* Begin Data shown *

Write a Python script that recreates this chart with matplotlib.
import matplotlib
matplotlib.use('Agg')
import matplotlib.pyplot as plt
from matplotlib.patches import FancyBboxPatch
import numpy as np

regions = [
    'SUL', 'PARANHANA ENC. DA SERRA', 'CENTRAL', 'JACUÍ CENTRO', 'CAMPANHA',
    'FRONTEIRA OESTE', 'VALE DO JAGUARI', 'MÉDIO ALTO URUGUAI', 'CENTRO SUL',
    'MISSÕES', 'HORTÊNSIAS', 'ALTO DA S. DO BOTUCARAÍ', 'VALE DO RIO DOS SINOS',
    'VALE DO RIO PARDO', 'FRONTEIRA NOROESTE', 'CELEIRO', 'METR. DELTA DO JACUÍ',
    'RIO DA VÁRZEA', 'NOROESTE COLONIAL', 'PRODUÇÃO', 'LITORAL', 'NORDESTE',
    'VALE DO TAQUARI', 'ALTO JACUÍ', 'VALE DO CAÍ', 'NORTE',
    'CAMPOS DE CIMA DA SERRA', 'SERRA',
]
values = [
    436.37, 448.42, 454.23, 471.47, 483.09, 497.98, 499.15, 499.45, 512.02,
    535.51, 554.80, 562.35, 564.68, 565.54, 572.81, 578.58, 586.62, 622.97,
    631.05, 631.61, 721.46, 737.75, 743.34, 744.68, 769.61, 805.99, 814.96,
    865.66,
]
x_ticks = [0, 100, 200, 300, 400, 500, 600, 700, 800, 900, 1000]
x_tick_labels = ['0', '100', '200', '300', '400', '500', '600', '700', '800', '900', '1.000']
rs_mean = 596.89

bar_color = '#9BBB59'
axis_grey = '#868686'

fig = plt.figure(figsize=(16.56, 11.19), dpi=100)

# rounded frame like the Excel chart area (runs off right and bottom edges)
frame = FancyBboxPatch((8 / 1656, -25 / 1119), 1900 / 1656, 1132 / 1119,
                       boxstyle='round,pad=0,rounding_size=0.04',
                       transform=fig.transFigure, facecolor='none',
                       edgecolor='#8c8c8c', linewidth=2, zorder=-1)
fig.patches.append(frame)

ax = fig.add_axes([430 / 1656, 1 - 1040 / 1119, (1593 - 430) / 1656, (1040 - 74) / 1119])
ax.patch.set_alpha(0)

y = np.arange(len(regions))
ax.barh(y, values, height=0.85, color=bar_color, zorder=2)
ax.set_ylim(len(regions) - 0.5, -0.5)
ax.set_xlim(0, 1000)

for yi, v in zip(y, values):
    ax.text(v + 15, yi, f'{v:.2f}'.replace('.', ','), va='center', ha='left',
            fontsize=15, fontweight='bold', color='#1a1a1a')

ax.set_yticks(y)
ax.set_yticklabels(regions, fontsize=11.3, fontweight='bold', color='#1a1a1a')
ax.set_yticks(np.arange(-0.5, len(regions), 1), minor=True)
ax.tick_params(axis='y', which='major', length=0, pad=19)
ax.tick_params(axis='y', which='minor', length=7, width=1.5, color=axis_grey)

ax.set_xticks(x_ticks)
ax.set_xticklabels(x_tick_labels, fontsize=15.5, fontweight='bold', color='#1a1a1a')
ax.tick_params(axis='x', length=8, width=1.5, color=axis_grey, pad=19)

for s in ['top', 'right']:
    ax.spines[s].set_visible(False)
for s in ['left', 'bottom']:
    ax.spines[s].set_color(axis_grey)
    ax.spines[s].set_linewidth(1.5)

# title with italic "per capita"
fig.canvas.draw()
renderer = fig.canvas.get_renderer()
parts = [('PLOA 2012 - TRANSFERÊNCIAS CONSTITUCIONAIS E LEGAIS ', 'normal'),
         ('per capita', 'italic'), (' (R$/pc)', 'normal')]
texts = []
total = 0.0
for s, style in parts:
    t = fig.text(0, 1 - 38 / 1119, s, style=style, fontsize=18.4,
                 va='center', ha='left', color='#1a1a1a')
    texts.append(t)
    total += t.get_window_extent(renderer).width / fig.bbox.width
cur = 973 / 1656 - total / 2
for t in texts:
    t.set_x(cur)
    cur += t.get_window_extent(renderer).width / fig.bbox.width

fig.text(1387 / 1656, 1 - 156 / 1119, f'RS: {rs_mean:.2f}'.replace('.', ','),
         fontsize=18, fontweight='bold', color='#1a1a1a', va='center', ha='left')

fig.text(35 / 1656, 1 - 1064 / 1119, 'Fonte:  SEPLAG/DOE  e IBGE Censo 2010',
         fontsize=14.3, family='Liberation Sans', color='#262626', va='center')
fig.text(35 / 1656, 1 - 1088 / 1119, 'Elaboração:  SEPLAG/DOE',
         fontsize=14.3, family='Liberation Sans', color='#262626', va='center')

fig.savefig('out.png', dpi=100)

* End Data shown *

Set down the material above again, word for word.

▶ **Full solution**
Write a Python script that recreates this chart with matplotlib.
import matplotlib
matplotlib.use('Agg')
import matplotlib.pyplot as plt
from matplotlib.patches import FancyBboxPatch
import numpy as np

regions = [
    'SUL', 'PARANHANA ENC. DA SERRA', 'CENTRAL', 'JACUÍ CENTRO', 'CAMPANHA',
    'FRONTEIRA OESTE', 'VALE DO JAGUARI', 'MÉDIO ALTO URUGUAI', 'CENTRO SUL',
    'MISSÕES', 'HORTÊNSIAS', 'ALTO DA S. DO BOTUCARAÍ', 'VALE DO RIO DOS SINOS',
    'VALE DO RIO PARDO', 'FRONTEIRA NOROESTE', 'CELEIRO', 'METR. DELTA DO JACUÍ',
    'RIO DA VÁRZEA', 'NOROESTE COLONIAL', 'PRODUÇÃO', 'LITORAL', 'NORDESTE',
    'VALE DO TAQUARI', 'ALTO JACUÍ', 'VALE DO CAÍ', 'NORTE',
    'CAMPOS DE CIMA DA SERRA', 'SERRA',
]
values = [
    436.37, 448.42, 454.23, 471.47, 483.09, 497.98, 499.15, 499.45, 512.02,
    535.51, 554.80, 562.35, 564.68, 565.54, 572.81, 578.58, 586.62, 622.97,
    631.05, 631.61, 721.46, 737.75, 743.34, 744.68, 769.61, 805.99, 814.96,
    865.66,
]
x_ticks = [0, 100, 200, 300, 400, 500, 600, 700, 800, 900, 1000]
x_tick_labels = ['0', '100', '200', '300', '400', '500', '600', '700', '800', '900', '1.000']
rs_mean = 596.89

bar_color = '#9BBB59'
axis_grey = '#868686'

fig = plt.figure(figsize=(16.56, 11.19), dpi=100)

# rounded frame like the Excel chart area (runs off right and bottom edges)
frame = FancyBboxPatch((8 / 1656, -25 / 1119), 1900 / 1656, 1132 / 1119,
                       boxstyle='round,pad=0,rounding_size=0.04',
                       transform=fig.transFigure, facecolor='none',
                       edgecolor='#8c8c8c', linewidth=2, zorder=-1)
fig.patches.append(frame)

ax = fig.add_axes([430 / 1656, 1 - 1040 / 1119, (1593 - 430) / 1656, (1040 - 74) / 1119])
ax.patch.set_alpha(0)

y = np.arange(len(regions))
ax.barh(y, values, height=0.85, color=bar_color, zorder=2)
ax.set_ylim(len(regions) - 0.5, -0.5)
ax.set_xlim(0, 1000)

for yi, v in zip(y, values):
    ax.text(v + 15, yi, f'{v:.2f}'.replace('.', ','), va='center', ha='left',
            fontsize=15, fontweight='bold', color='#1a1a1a')

ax.set_yticks(y)
ax.set_yticklabels(regions, fontsize=11.3, fontweight='bold', color='#1a1a1a')
ax.set_yticks(np.arange(-0.5, len(regions), 1), minor=True)
ax.tick_params(axis='y', which='major', length=0, pad=19)
ax.tick_params(axis='y', which='minor', length=7, width=1.5, color=axis_grey)

ax.set_xticks(x_ticks)
ax.set_xticklabels(x_tick_labels, fontsize=15.5, fontweight='bold', color='#1a1a1a')
ax.tick_params(axis='x', length=8, width=1.5, color=axis_grey, pad=19)

for s in ['top', 'right']:
    ax.spines[s].set_visible(False)
for s in ['left', 'bottom']:
    ax.spines[s].set_color(axis_grey)
    ax.spines[s].set_linewidth(1.5)

# title with italic "per capita"
fig.canvas.draw()
renderer = fig.canvas.get_renderer()
parts = [('PLOA 2012 - TRANSFERÊNCIAS CONSTITUCIONAIS E LEGAIS ', 'normal'),
         ('per capita', 'italic'), (' (R$/pc)', 'normal')]
texts = []
total = 0.0
for s, style in parts:
    t = fig.text(0, 1 - 38 / 1119, s, style=style, fontsize=18.4,
                 va='center', ha='left', color='#1a1a1a')
    texts.append(t)
    total += t.get_window_extent(renderer).width / fig.bbox.width
cur = 973 / 1656 - total / 2
for t in texts:
    t.set_x(cur)
    cur += t.get_window_extent(renderer).width / fig.bbox.width

fig.text(1387 / 1656, 1 - 156 / 1119, f'RS: {rs_mean:.2f}'.replace('.', ','),
         fontsize=18, fontweight='bold', color='#1a1a1a', va='center', ha='left')

fig.text(35 / 1656, 1 - 1064 / 1119, 'Fonte:  SEPLAG/DOE  e IBGE Censo 2010',
         fontsize=14.3, family='Liberation Sans', color='#262626', va='center')
fig.text(35 / 1656, 1 - 1088 / 1119, 'Elaboração:  SEPLAG/DOE',
         fontsize=14.3, family='Liberation Sans', color='#262626', va='center')

fig.savefig('out.png', dpi=100)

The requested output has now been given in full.